The Circular Carbon Economy concept serves as a framework for effective carbon management for both carbon-based materials and carbon-based sources of energy.
The Circular Carbon Economy recognizes carbon’s multiple forms and benefits while defining positive ways for carbon to be used safely, productively and profitably. Guided by Cradle to Cradle Design’s biological and technical nutrient cycles, the Circular Carbon Economy is designed to directly address the climate crisis. With these two distinct carbon cycles, the intention is to reduce, reuse, recycle and recover carbon-based materials and hydrocarbon energy sources in ways which eliminate waste, support regenerative growth and restore the Earth’s natural abundance and diversity. In this framework, biological nutrients are safely cycled to accrue living carbon into the Regenerative Biosphere while technical nutrients are safely used, reused, recycled and returned to the Circular Technosphere across generations of economic growth and prosperity.

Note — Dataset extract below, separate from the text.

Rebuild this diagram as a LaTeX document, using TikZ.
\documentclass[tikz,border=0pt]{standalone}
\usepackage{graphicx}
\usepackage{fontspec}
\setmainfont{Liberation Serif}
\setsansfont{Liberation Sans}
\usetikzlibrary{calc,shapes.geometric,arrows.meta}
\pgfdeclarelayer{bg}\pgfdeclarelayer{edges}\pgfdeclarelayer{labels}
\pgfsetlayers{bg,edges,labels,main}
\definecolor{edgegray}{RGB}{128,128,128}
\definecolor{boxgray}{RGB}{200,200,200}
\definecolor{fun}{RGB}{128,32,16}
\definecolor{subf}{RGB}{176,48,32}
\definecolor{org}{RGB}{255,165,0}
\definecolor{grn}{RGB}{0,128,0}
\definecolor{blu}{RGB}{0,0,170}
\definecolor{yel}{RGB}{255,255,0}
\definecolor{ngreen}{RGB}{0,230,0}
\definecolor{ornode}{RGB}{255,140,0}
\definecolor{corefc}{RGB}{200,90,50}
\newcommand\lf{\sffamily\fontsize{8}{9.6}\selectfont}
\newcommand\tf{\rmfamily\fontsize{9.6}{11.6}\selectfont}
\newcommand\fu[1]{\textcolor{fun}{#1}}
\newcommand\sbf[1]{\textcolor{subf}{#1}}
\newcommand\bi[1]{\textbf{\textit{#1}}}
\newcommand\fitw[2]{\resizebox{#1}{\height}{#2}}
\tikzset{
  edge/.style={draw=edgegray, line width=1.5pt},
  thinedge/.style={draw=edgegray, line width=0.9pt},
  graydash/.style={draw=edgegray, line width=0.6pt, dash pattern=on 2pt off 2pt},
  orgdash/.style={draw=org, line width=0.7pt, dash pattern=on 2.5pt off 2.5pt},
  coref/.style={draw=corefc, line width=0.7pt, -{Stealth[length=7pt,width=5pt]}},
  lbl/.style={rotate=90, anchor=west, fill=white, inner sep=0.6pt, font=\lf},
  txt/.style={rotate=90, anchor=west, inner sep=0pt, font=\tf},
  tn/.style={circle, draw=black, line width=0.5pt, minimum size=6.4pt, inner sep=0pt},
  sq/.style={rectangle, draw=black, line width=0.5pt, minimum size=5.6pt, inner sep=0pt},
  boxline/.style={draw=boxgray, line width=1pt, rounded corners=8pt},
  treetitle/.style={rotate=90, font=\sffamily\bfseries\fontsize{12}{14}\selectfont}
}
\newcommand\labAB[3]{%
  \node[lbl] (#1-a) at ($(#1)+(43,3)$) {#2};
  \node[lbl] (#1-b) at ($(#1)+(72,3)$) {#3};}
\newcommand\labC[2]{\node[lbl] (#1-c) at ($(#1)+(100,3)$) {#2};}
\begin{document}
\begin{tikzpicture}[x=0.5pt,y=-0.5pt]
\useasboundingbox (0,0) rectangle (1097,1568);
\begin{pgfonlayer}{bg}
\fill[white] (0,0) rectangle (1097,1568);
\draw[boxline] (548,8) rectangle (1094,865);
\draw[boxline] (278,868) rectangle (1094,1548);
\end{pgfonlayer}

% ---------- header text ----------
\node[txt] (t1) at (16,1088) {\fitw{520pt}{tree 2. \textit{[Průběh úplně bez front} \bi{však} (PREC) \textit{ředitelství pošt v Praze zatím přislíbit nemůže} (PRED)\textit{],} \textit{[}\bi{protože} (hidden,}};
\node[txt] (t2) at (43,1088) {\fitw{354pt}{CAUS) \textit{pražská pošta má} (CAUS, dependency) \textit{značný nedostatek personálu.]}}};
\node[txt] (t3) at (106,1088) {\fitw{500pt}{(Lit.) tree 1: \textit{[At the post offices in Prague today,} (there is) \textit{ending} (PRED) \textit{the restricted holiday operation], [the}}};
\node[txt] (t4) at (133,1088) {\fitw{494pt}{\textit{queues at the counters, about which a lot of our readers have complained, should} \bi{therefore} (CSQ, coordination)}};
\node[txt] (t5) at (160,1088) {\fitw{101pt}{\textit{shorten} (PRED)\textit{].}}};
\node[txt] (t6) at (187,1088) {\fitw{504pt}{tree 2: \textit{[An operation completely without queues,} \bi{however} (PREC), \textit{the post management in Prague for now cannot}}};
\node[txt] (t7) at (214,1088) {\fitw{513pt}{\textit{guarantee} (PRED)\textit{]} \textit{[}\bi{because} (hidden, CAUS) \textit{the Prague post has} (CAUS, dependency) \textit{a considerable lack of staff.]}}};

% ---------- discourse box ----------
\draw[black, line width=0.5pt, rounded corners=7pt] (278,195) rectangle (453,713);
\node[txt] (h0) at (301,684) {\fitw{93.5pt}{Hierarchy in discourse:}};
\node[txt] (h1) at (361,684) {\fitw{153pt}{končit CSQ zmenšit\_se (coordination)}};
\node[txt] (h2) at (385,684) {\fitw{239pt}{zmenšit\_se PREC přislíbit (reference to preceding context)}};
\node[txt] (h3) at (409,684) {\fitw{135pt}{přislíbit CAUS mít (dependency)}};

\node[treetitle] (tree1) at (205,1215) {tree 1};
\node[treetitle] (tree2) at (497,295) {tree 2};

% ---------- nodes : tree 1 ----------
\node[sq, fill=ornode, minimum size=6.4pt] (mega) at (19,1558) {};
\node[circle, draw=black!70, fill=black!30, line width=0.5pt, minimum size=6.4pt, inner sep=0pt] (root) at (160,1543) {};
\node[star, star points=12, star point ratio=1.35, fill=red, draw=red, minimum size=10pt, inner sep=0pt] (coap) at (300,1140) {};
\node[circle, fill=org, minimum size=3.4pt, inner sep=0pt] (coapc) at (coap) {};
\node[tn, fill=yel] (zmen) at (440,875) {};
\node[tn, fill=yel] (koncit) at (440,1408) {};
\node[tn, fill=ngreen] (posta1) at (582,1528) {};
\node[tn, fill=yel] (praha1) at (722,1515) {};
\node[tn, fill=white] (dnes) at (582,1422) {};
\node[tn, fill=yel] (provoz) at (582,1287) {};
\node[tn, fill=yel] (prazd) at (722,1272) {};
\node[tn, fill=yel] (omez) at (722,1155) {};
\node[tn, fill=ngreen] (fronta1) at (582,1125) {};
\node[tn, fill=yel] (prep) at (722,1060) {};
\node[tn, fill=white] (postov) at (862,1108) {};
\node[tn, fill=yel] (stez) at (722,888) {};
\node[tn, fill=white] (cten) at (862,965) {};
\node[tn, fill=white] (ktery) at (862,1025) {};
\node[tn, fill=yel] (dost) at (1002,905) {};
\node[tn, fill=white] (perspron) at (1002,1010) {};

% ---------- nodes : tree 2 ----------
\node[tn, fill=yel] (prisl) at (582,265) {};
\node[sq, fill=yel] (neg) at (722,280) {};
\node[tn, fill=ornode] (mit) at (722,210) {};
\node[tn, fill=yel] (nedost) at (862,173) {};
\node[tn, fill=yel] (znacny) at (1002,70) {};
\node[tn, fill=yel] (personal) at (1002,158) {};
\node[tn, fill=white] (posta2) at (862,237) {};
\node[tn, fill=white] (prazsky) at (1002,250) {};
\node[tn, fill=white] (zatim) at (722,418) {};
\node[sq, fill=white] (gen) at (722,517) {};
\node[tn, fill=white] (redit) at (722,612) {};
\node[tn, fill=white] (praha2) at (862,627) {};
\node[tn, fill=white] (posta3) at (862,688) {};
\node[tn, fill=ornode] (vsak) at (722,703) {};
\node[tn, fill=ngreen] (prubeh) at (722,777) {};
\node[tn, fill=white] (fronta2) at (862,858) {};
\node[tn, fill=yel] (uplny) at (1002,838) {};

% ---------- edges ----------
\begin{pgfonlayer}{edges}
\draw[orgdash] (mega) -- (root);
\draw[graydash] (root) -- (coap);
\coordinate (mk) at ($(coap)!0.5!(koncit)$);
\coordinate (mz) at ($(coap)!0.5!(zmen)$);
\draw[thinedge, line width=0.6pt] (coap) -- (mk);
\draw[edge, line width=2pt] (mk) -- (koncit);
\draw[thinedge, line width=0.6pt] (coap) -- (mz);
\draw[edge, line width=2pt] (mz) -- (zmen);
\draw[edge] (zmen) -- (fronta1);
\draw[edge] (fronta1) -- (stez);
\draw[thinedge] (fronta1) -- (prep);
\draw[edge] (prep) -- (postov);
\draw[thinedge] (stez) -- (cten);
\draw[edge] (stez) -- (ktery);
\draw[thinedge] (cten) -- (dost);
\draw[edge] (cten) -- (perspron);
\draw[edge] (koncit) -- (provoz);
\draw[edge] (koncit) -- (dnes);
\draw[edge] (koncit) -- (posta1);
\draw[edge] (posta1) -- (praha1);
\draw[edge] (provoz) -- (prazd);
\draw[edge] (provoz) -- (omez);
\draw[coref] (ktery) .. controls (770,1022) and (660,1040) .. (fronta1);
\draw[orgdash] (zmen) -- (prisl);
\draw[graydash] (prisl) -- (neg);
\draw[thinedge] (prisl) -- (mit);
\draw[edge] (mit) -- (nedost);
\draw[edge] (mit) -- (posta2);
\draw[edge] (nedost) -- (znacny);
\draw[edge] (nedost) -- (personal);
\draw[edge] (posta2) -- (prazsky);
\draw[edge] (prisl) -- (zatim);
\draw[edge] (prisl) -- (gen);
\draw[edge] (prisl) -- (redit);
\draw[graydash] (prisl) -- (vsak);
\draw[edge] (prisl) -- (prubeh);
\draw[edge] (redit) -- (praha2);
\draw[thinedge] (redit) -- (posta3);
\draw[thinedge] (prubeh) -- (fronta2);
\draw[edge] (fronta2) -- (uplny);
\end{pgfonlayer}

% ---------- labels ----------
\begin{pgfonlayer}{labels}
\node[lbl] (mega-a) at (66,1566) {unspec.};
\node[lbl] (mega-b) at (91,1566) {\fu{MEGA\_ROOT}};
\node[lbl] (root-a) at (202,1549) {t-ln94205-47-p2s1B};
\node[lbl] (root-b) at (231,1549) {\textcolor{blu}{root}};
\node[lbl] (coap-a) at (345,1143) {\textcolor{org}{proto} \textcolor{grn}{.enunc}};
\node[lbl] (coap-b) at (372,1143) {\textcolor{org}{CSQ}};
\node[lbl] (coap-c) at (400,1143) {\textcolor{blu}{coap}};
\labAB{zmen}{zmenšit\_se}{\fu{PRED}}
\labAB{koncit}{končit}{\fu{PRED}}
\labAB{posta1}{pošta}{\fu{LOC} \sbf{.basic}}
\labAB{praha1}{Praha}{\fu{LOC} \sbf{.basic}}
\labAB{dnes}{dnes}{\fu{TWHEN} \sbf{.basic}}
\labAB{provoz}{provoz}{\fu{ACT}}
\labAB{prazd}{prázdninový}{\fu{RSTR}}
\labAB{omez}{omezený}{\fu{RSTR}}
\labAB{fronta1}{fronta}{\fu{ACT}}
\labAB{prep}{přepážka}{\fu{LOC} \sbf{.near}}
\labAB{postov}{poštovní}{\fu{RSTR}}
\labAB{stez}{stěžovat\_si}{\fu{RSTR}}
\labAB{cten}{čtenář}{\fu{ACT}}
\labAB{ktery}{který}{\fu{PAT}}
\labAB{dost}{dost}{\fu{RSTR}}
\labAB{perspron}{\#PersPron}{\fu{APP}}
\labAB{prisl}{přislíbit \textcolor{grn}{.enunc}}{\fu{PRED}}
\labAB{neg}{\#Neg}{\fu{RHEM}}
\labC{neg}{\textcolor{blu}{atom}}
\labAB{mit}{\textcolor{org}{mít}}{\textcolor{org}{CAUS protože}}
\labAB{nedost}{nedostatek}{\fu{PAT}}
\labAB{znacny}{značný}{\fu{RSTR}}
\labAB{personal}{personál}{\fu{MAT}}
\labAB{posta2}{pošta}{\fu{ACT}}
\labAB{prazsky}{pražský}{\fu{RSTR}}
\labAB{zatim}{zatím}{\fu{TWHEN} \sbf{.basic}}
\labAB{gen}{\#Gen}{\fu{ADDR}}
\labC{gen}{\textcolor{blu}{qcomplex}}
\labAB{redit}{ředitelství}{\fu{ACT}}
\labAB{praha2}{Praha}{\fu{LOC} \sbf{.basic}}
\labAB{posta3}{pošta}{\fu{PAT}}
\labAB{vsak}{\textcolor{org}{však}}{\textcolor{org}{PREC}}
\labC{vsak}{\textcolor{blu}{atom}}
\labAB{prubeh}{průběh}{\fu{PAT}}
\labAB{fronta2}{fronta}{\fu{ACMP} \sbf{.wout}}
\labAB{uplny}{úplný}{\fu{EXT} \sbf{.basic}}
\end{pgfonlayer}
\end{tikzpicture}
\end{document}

“Building upon Cradle to Cradle and the New Language of Carbon, we can build a framework for carbon materials management that embraces the good intentions of the Three Rs (recycle, reduce and reuse) while seeking to improve upon their performance, adding to the traditional hierarchy new principles to eliminate the concept of waste, enable effective material flows and create a truly sustainable carbon economy that is both safe and circular. To the Three Rs, we add a fourth – Remove. Let us seek to identify, encourage and implement strategies to remove fugitive carbon from our oceans, lands and atmosphere.”
William McDonough
The G20 Presidency invited William McDonough to open the March G20 Climate Stewardship Working Group and Energy Sustainability Working Group meetings by presenting the Circular Carbon Economy concept. McDonough collaborated with marine biologist, Carlos Duarte, on this concept which integrates innovative business models of the larger circular economy where carbon is both a valuable material and a valuable energy source.
McDonough also provided guidance and contributed to KAPSARC’s CCE Guide Overview, published in August 2020. This report introduces the concept of the Circular Carbon Economy and serves as an overview of the CCE Guide (www.cceguide.org). The guide consists of eight reports at the time of its launch and additional reports may be added to it over time.
In November 2020, world leaders encouraged the use of the Circular Carbon Economy framework.